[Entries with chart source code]
══════════════════════════════

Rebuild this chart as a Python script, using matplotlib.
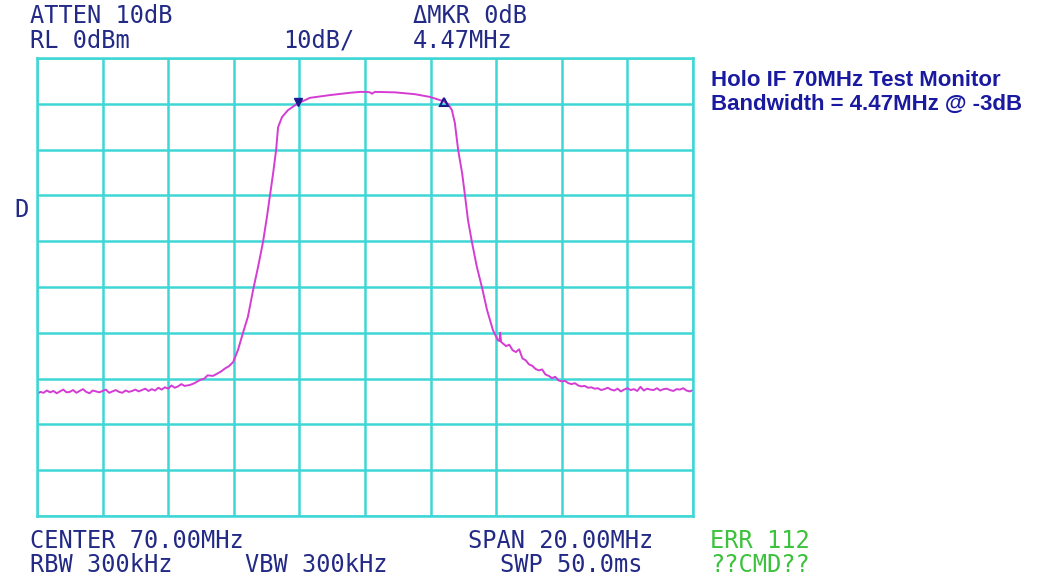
import matplotlib.pyplot as plt
import numpy as np

# spectrum analyzer sweep: 70 MHz centre, 20 MHz span, RL 0 dBm, 10 dB/div
left_noise_mhz = np.linspace(60.0, 64.5, 46)
left_noise_dbm = [-73.4, -72.9, -73.1, -72.6, -73.0, -72.7, -73.2, -72.8, -72.4, -73.0,
                  -72.9, -72.5, -73.1, -72.7, -72.3, -72.9, -73.2, -72.6, -72.8, -73.0,
                  -72.7, -72.4, -73.1, -72.8, -72.5, -72.9, -73.1, -72.6, -72.9, -72.7,
                  -72.4, -72.8, -72.5, -72.2, -72.7, -72.3, -72.6, -72.0, -72.4, -71.9,
                  -72.2, -71.5, -72.0, -71.7, -71.2, -71.6]

band_mhz = [64.66, 64.80, 64.97, 65.10, 65.20, 65.37, 65.50, 65.60, 65.73, 65.85,
            65.98, 66.13, 66.28, 66.43, 66.59, 66.74, 66.89, 67.01, 67.10, 67.20,
            67.29, 67.35, 67.47, 67.65, 67.93, 68.32, 68.93, 69.54, 69.85, 70.06,
            70.15, 70.21, 70.30, 70.91, 71.52, 71.98, 72.38, 72.53, 72.65, 72.74,
            72.84, 72.96, 73.05, 73.14, 73.26, 73.41, 73.57, 73.72, 73.90, 74.05,
            74.10, 74.12, 74.15, 74.20, 74.30, 74.40, 74.50, 74.60, 74.70, 74.80,
            74.90, 75.00, 75.10, 75.20, 75.30, 75.40, 75.50, 75.60, 75.70, 75.80,
            75.90, 76.00, 76.10, 76.20, 76.30, 76.40, 76.50, 76.60, 76.70, 76.80]
band_dbm = [-71.4, -71.0, -70.3, -70.0, -69.3, -69.4, -68.9, -68.5, -67.8, -67.3,
            -66.4, -63.7, -60.0, -56.5, -50.6, -45.6, -40.2, -34.7, -30.1, -25.1,
            -20.1, -15.1, -12.9, -11.4, -10.0, -8.7, -8.1, -7.6, -7.4, -7.4,
            -7.5, -7.8, -7.4, -7.5, -7.9, -8.5, -9.4, -10.0, -11.4, -14.2,
            -20.1, -25.1, -30.1, -35.4, -40.2, -45.6, -50.2, -55.0, -59.4, -61.6,
            -61.8, -60.0, -62.0, -62.3, -62.9, -62.6, -63.8, -64.2, -63.6, -65.6,
            -66.0, -66.9, -67.2, -67.9, -68.2, -68.0, -69.1, -69.4, -69.9, -69.6,
            -70.4, -70.6, -70.5, -71.0, -71.2, -71.0, -71.5, -71.7, -71.6, -72.0]

right_noise_mhz = np.linspace(76.9, 80.0, 32)
right_noise_dbm = [-71.9, -72.2, -72.1, -72.5, -72.3, -72.0, -72.4, -72.6, -72.2, -72.8,
                   -72.4, -72.1, -72.5, -72.3, -72.7, -71.8, -72.6, -72.2, -72.4, -72.5,
                   -72.1, -72.6, -72.3, -72.2, -72.5, -72.7, -72.3, -72.4, -72.1, -72.6,
                   -72.8, -72.5]

marker_mhz = [67.95, 72.42]
marker_dbm = [-9.5, -9.5]

freq = np.concatenate([left_noise_mhz, band_mhz, right_noise_mhz])
level = np.concatenate([left_noise_dbm, band_dbm, right_noise_dbm])

grid_col = "#3fd6d6"
trace_col = "#d43cd4"
text_col = "#232a86"
err_col = "#3cc23c"

fig = plt.figure(figsize=(10.4, 5.78), dpi=100)
ax = fig.add_axes([37 / 1040, 1 - 516 / 578, 656 / 1040, 458 / 578])

ax.plot(freq, level, color=trace_col, lw=1.4)
ax.plot(marker_mhz[0], marker_dbm[0], marker="v", ms=6, color="#1a1a90")
ax.plot(marker_mhz[1], marker_dbm[1], marker="^", ms=6, mfc="none", mec="#1a1a90", mew=1.5)

ax.set_xlim(60, 80)
ax.set_ylim(-100, 0)
ax.set_xticks(np.arange(60, 81, 2))
ax.set_yticks(np.arange(-100, 1, 10))
ax.tick_params(length=0, labelbottom=False, labelleft=False)
ax.grid(True, color=grid_col, lw=1.8)
for s in ax.spines.values():
    s.set_color(grid_col)
    s.set_linewidth(1.8)

mono = dict(family="DejaVu Sans Mono", fontsize=17, color=text_col, va="center")

def put(x, y, s, **kw):
    opts = dict(mono)
    opts.update(kw)
    fig.text(x / 1040, 1 - y / 578, s, **opts)

put(30, 16, "ATTEN 10dB")
put(30, 41, "RL 0dBm")
put(283, 41, "10dB/")
put(413, 16, "\u0394MKR 0dB")
put(413, 41, "4.47MHz")
put(14, 210, "D")

put(30, 541, "CENTER 70.00MHz")
put(30, 565, "RBW 300kHz")
put(245, 565, "VBW 300kHz")
put(468, 541, "SPAN 20.00MHz")
put(500, 565, "SWP 50.0ms")
put(710, 541, "ERR 112", color=err_col)
put(710, 565, "??CMD??", color=err_col)

title = dict(family="Liberation Sans", fontsize=16, fontweight="bold",
             color="#1a1aa0", va="center")
fig.text(711 / 1040, 1 - 80 / 578, "Holo IF 70MHz Test Monitor", **title)
fig.text(711 / 1040, 1 - 104 / 578, "Bandwidth = 4.47MHz @ -3dB", **title)

fig.savefig("out.png", dpi=100)
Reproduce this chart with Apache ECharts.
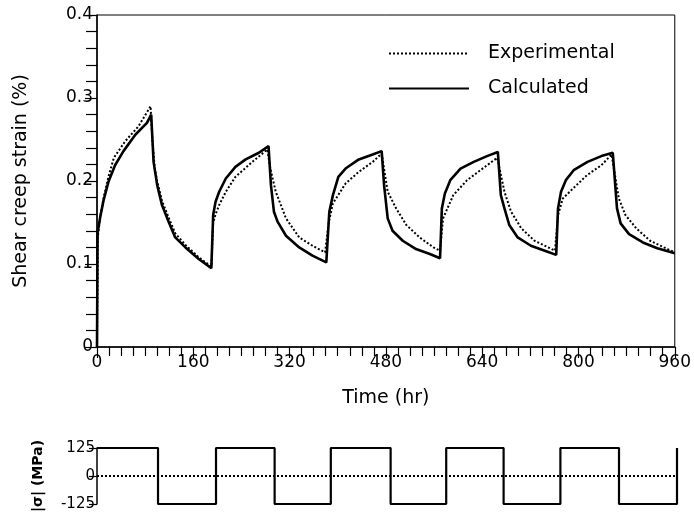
<!DOCTYPE html>
<html>
<head>
<meta charset="utf-8">
<script src="https://cdn.jsdelivr.net/npm/echarts@6/dist/echarts.min.js"></script>
<style>
html,body{margin:0;padding:0;background:#fff;}
#chart{width:694px;height:521px;}
</style>
</head>
<body>
<div id="chart"></div>
<script>
// Calculated shear creep strain (%) vs time (hr)
const timeCalc = [0,1,5,11,19,30,44,64,83,90,94,100,108,119,130,147,169,190,
  193,197,203,214,230,247,269,285,289,294,300,314,336,358,381,
  386,392,401,413,435,458,473,477,483,491,508,530,553,570,
  573,578,587,604,626,648,666,671,677,685,699,721,744,763,
  766,771,779,792,815,838,857,864,870,884,907,931,960];
const strainCalc = [0,0.138,0.155,0.177,0.199,0.219,0.236,0.256,0.270,0.280,0.223,0.195,0.171,0.151,0.132,0.120,0.106,0.095,
  0.159,0.175,0.187,0.203,0.217,0.226,0.234,0.242,0.195,0.163,0.151,0.134,0.120,0.110,0.102,
  0.163,0.183,0.205,0.215,0.226,0.232,0.236,0.195,0.155,0.140,0.128,0.118,0.112,0.107,
  0.167,0.185,0.201,0.215,0.223,0.230,0.235,0.183,0.167,0.147,0.132,0.122,0.116,0.111,
  0.167,0.187,0.201,0.213,0.223,0.230,0.234,0.167,0.149,0.136,0.126,0.119,0.113];

// Experimental shear creep strain (%)
const timeExp = [0,1,5,11,19,28,47,69,89,92,96,100,108,119,130,147,169,190,
  193,197,203,214,230,258,283,288,297,314,336,358,379,
  385,392,413,435,458,473,483,497,514,536,559,570,
  575,592,615,637,665,677,688,705,727,761,
  766,774,791,814,838,855,867,878,896,919,942,960];
const strainExp = [0,0.13,0.155,0.18,0.205,0.228,0.248,0.266,0.29,0.25,0.215,0.2,0.176,0.156,0.137,0.123,0.108,0.097,
  0.15,0.16,0.171,0.187,0.205,0.223,0.238,0.215,0.187,0.155,0.132,0.122,0.114,
  0.15,0.173,0.197,0.211,0.223,0.233,0.187,0.167,0.147,0.132,0.120,0.116,
  0.155,0.183,0.201,0.213,0.228,0.187,0.163,0.143,0.128,0.116,
  0.159,0.179,0.191,0.207,0.219,0.232,0.179,0.159,0.143,0.128,0.120,0.114];

// Applied shear stress |σ| (MPa): switch times and levels
const stressTimes = [0,101,197,294,387,486,578,673,767,864,960];
const stressLevels = [125,-125,125,-125,125,-125,125,-125,125,-125,125];
const zeroLineTimes = [0,960];
const zeroLineLevels = [0,0];

const FONT = 'DejaVu Sans';
const pair = (xs, ys) => xs.map((x, i) => [x, ys[i]]);

const chart = echarts.init(document.getElementById('chart'), null, {renderer:'canvas'});
chart.setOption({
  backgroundColor:'#fff',
  animation:false,
  legend:{
    data:['Experimental','Calculated'],
    orient:'vertical',
    left:388, top:44, padding:0,
    itemWidth:80, itemHeight:14, itemGap:16,
    itemStyle:{color:'rgba(0,0,0,0)', borderColor:'rgba(0,0,0,0)', borderWidth:0, opacity:0},
    textStyle:{fontFamily:FONT, fontSize:19, color:'#000', padding:[0,0,0,14]}
  },
  grid:[
    {left:97, right:17, top:15, height:332, show:true, borderColor:'#000', borderWidth:1, backgroundColor:'transparent'},
    {left:97, right:17, top:448, height:56}
  ],
  xAxis:[
    {gridIndex:0, type:'value', min:0, max:960, interval:160,
     name:'Time (hr)', nameLocation:'middle', nameGap:42,
     nameTextStyle:{fontFamily:FONT, fontSize:19, color:'#000'},
     axisLine:{lineStyle:{color:'#000', width:1.5}},
     axisTick:{show:true, inside:false, length:11, lineStyle:{color:'#000', width:1.2}},
     minorTick:{show:true, splitNumber:8, length:9, lineStyle:{color:'#000', width:1.2}},
     axisLabel:{fontFamily:FONT, fontSize:17, color:'#000', margin:7},
     splitLine:{show:false}},
    {gridIndex:1, type:'value', min:0, max:960, show:false}
  ],
  yAxis:[
    {gridIndex:0, type:'value', min:0, max:0.4, interval:0.1,
     name:'Shear creep strain (%)', nameLocation:'middle', nameGap:66,
     nameTextStyle:{fontFamily:FONT, fontSize:19, color:'#000'},
     axisLine:{show:true, lineStyle:{color:'#000', width:1.5}},
     axisTick:{show:true, inside:false, length:12, lineStyle:{color:'#000', width:1.2}},
     minorTick:{show:true, splitNumber:5, length:11, lineStyle:{color:'#000', width:1.2}},
     axisLabel:{fontFamily:FONT, fontSize:17, color:'#000', margin:4},
     splitLine:{show:false}},
    {gridIndex:1, type:'value', min:-125, max:125, interval:125,
     name:'|σ| (MPa)', nameLocation:'middle', nameGap:52,
     nameTextStyle:{fontFamily:FONT, fontSize:14, fontWeight:'bold', color:'#000'},
     axisLine:{show:true, lineStyle:{color:'#000', width:1.5}},
     axisTick:{show:true, inside:false, length:8, lineStyle:{color:'#000', width:1.2}},
     axisLabel:{fontFamily:FONT, fontSize:15, color:'#000', margin:2},
     splitLine:{show:false}}
  ],
  series:[
    {name:'Experimental', type:'line', xAxisIndex:0, yAxisIndex:0, symbol:'none',
     data:pair(timeExp, strainExp),
     lineStyle:{color:'#000', width:2, type:'dotted'}, itemStyle:{color:'#000'}},
    {name:'Calculated', type:'line', xAxisIndex:0, yAxisIndex:0, symbol:'none',
     data:pair(timeCalc, strainCalc),
     lineStyle:{color:'#000', width:2.6, type:'solid'}, itemStyle:{color:'#000'}},
    {name:'stress', type:'line', xAxisIndex:1, yAxisIndex:1, symbol:'none', step:'end',
     data:pair(stressTimes, stressLevels),
     lineStyle:{color:'#000', width:2.2}, itemStyle:{color:'#000'}},
    {name:'zero', type:'line', xAxisIndex:1, yAxisIndex:1, symbol:'none',
     data:pair(zeroLineTimes, zeroLineLevels),
     lineStyle:{color:'#000', width:2, type:'dotted'}, itemStyle:{color:'#000'}}
  ]
});
</script>
</body>
</html>
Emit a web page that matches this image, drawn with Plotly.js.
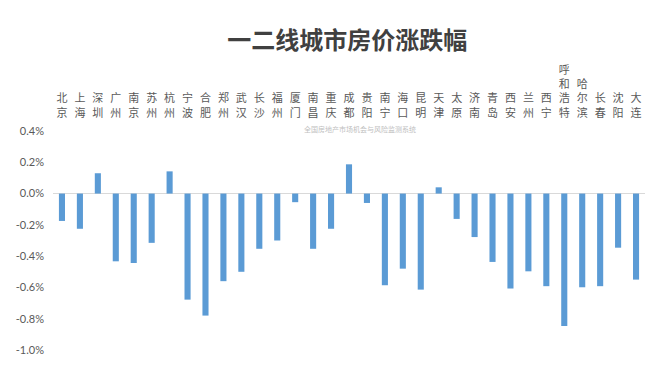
<!DOCTYPE html>
<html>
<head>
<meta charset="utf-8">
<script src="https://cdn.plot.ly/plotly-3.0.1.min.js"></script>
<style>html,body{margin:0;padding:0;background:#fff;}#chart{width:669px;height:376px;}</style>
</head>
<body>
<div id="chart"></div>
<script>
const cities = ['北京','上海','深圳','广州','南京','苏州','杭州','宁波','合肥','郑州','武汉','长沙','福州','厦门','南昌','重庆','成都','贵阳','南宁','海口','昆明','天津','太原','济南','青岛','西安','兰州','西宁','呼和浩特','哈尔滨','长春','沈阳','大连'];
const changePct = [-0.175,-0.225,0.13,-0.433,-0.444,-0.315,0.142,-0.678,-0.78,-0.56,-0.50,-0.353,-0.30,-0.055,-0.353,-0.225,0.187,-0.06,-0.586,-0.48,-0.614,0.04,-0.162,-0.278,-0.437,-0.607,-0.497,-0.592,-0.847,-0.599,-0.592,-0.346,-0.55];
const yTickVals = [0.4,0.2,0.0,-0.2,-0.4,-0.6,-0.8,-1.0];
const yTickText = ['0.4%','0.2%','0.0%','-0.2%','-0.4%','-0.6%','-0.8%','-1.0%'];
const titleText = '一二线城市房价涨跌幅';
const watermark = '全国房地产市场机会与风险监测系统';

const verticalLabels = cities.map(c => c.split('').join('<br>'));

const trace = {
  type: 'bar',
  x: cities,
  y: changePct,
  marker: {color: '#5B9BD5'},
  hoverinfo: 'x+y'
};

const layout = {
  width: 669, height: 376,
  margin: {l: 53, r: 24, t: 131, b: 26, pad: 0},
  paper_bgcolor: '#ffffff', plot_bgcolor: '#ffffff',
  bargap: 0.66,
  showlegend: false,
  title: {
    text: titleText,
    font: {family: 'Noto Sans CJK SC', size: 24, color: '#404040', weight: 'bold'},
    x: 0.519, xanchor: 'center',
    y: 0.891, yanchor: 'middle', yref: 'container'
  },
  xaxis: {
    type: 'category',
    side: 'top',
    range: [-0.5, cities.length - 0.5],
    tickvals: cities,
    ticktext: verticalLabels,
    tickangle: 0,
    showgrid: false, showline: false, zeroline: false,
    ticks: '',
    ticklabelstandoff: 11,
    tickfont: {family: 'Noto Sans CJK SC', size: 11, color: '#595959'}
  },
  yaxis: {
    range: [-1.0, 0.4],
    tickvals: yTickVals,
    ticktext: yTickText,
    showgrid: false, showline: false,
    zeroline: true, zerolinecolor: '#d9d9d9', zerolinewidth: 1,
    ticks: '',
    ticklabelstandoff: 8,
    tickfont: {family: 'Lato, Carlito, sans-serif', size: 11, color: '#595959'}
  },
  annotations: [{
    text: watermark,
    xref: 'paper', yref: 'paper',
    x: (360 - 53) / 592, y: 1 + (131 - 129) / 219,
    xanchor: 'center', yanchor: 'middle',
    showarrow: false,
    font: {family: 'Noto Sans CJK SC', size: 7, color: '#c0c0c0'}
  }]
};

Plotly.newPlot('chart', [trace], layout, {displayModeBar: false, staticPlot: true});
</script>
</body>
</html>
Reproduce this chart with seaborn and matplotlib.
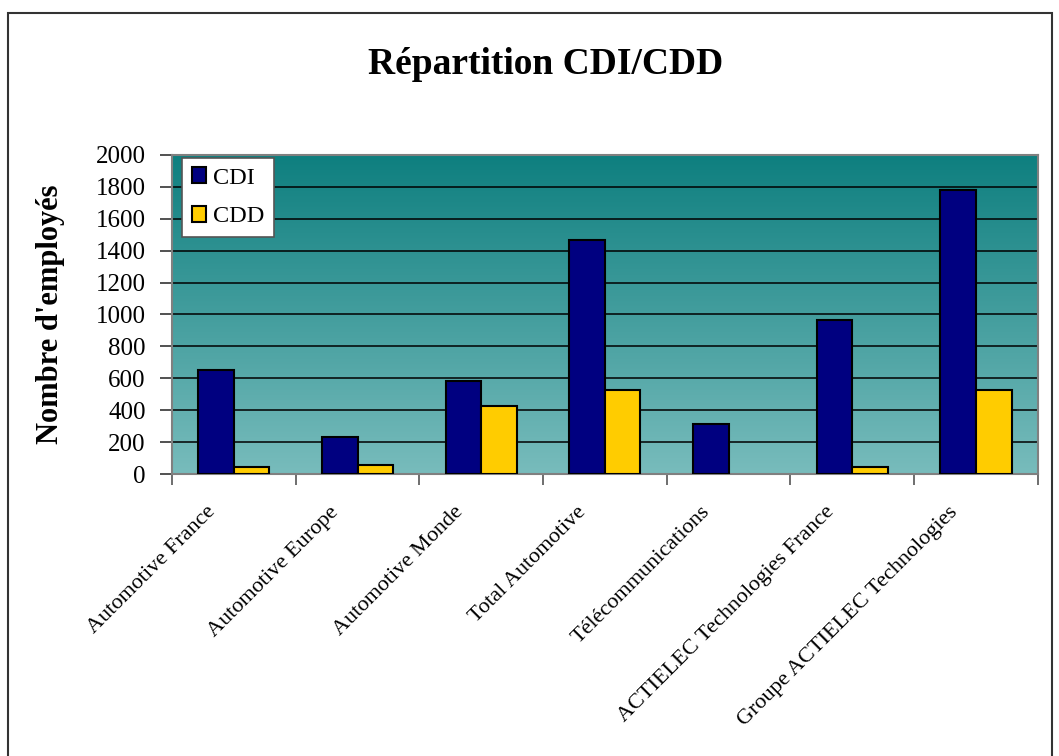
import matplotlib
matplotlib.use("Agg")
import matplotlib.pyplot as plt
from matplotlib.patches import Rectangle, Patch
from matplotlib.colors import LinearSegmentedColormap
from matplotlib.transforms import ScaledTranslation
import seaborn as sns
import pandas as pd
import numpy as np

# data
categories = ["Automotive France", "Automotive Europe", "Automotive Monde", "Total Automotive",
              "Télécommunications", "ACTIELEC Technologies France", "Groupe ACTIELEC Technologies"]
cdi = [655, 230, 585, 1470, 312, 967, 1782]
cdd = [46, 58, 424, 528, 0, 46, 528]
series = ["CDI", "CDD"]
colors = ["#000080", "#ffcc00"]

df = pd.DataFrame({
    "cat": categories * 2,
    "val": cdi + cdd,
    "type": ["CDI"] * len(categories) + ["CDD"] * len(categories),
})

sns.set_style("white")
plt.rcParams["font.family"] = ["Liberation Serif", "DejaVu Serif"]
plt.rcParams["text.color"] = "black"
plt.rcParams["axes.labelcolor"] = "black"
plt.rcParams["xtick.color"] = "black"
plt.rcParams["ytick.color"] = "black"

fig = plt.figure(figsize=(10.59, 7.56), dpi=100)
ax = fig.add_axes([0.1624, 0.373, 0.8176, 0.422])

# gradient background
cmap = LinearSegmentedColormap.from_list("bg", ["#78bcbc", "#0e7f7f"])
grad = np.linspace(0, 1, 256).reshape(-1, 1)
ax.imshow(grad, cmap=cmap, aspect="auto", origin="lower", extent=[0, 1, 0, 1],
          transform=ax.transAxes, zorder=0)

sns.barplot(data=df, x="cat", y="val", hue="type", hue_order=series, palette=colors,
            saturation=1, width=0.575, edgecolor="black", linewidth=1.5, ax=ax, zorder=3,
            legend=False)
# empty bars (height 0) show no outline in the original
for p in ax.patches:
    if p.get_height() == 0:
        p.set_linewidth(0)

ax.set_ylim(0, 2000)
ax.set_xlim(-0.5, len(categories) - 0.5)
ax.set_yticks(range(0, 2001, 200))
for y in range(200, 2000, 200):
    ax.axhline(y, color="black", lw=1.1, zorder=1)

for s in ax.spines.values():
    s.set_color("#808080")
    s.set_linewidth(1.5)

ax.tick_params(axis="y", labelsize=18, length=9, width=1.2, color="#333333", direction="out", left=True, pad=10)
ax.set_xticks(range(len(categories)))
ax.set_xticklabels(categories, rotation=45, ha="right", rotation_mode="anchor", fontsize=16)
ax.tick_params(axis="x", length=0, pad=12)
shift = ScaledTranslation(-28 / 100, -12 / 100, fig.dpi_scale_trans)
for lbl in ax.get_xticklabels():
    lbl.set_transform(lbl.get_transform() + shift)
ax.set_xticks(np.arange(-0.5, len(categories), 1), minor=True)
ax.tick_params(axis="x", which="minor", length=8, width=1.2, color="#555555", bottom=True)

ax.set_xlabel("")
ax.set_ylabel("Nombre d'employés", fontsize=22, fontweight="bold", labelpad=22)

handles = [Patch(facecolor=c, edgecolor="black", linewidth=1.5, label=s) for s, c in zip(series, colors)]
leg = ax.legend(handles=handles, loc="upper left", bbox_to_anchor=(0.012, 0.99), borderaxespad=0,
                fontsize=17.5, frameon=True, fancybox=False, edgecolor="#555555", facecolor="white",
                framealpha=1, handlelength=0.6, handleheight=0.6, labelspacing=0.72, borderpad=0.38,
                handletextpad=0.3)
leg.get_frame().set_linewidth(1.2)

fig.text(0.515, 0.915, "Répartition CDI/CDD", ha="center", va="center", fontsize=27, fontweight="bold")

fig.patches.append(Rectangle((8 / 1059, -0.05), (1052 - 8) / 1059, 1.05 - 13 / 756,
                             transform=fig.transFigure, fill=False, edgecolor="#333333", lw=1.5))

fig.savefig("out.png", dpi=100)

══════════════════════════════

▸ **Written problem**: Filter the entries and copy out every line with the word "matplotlib".

▸ **Response**:
Rebuild this chart as a Python script, using matplotlib.
import matplotlib.pyplot as plt
Reproduce this chart with seaborn and matplotlib.
import matplotlib
matplotlib.use("Agg")
import matplotlib.pyplot as plt
from matplotlib.patches import Rectangle, Patch
from matplotlib.colors import LinearSegmentedColormap
from matplotlib.transforms import ScaledTranslation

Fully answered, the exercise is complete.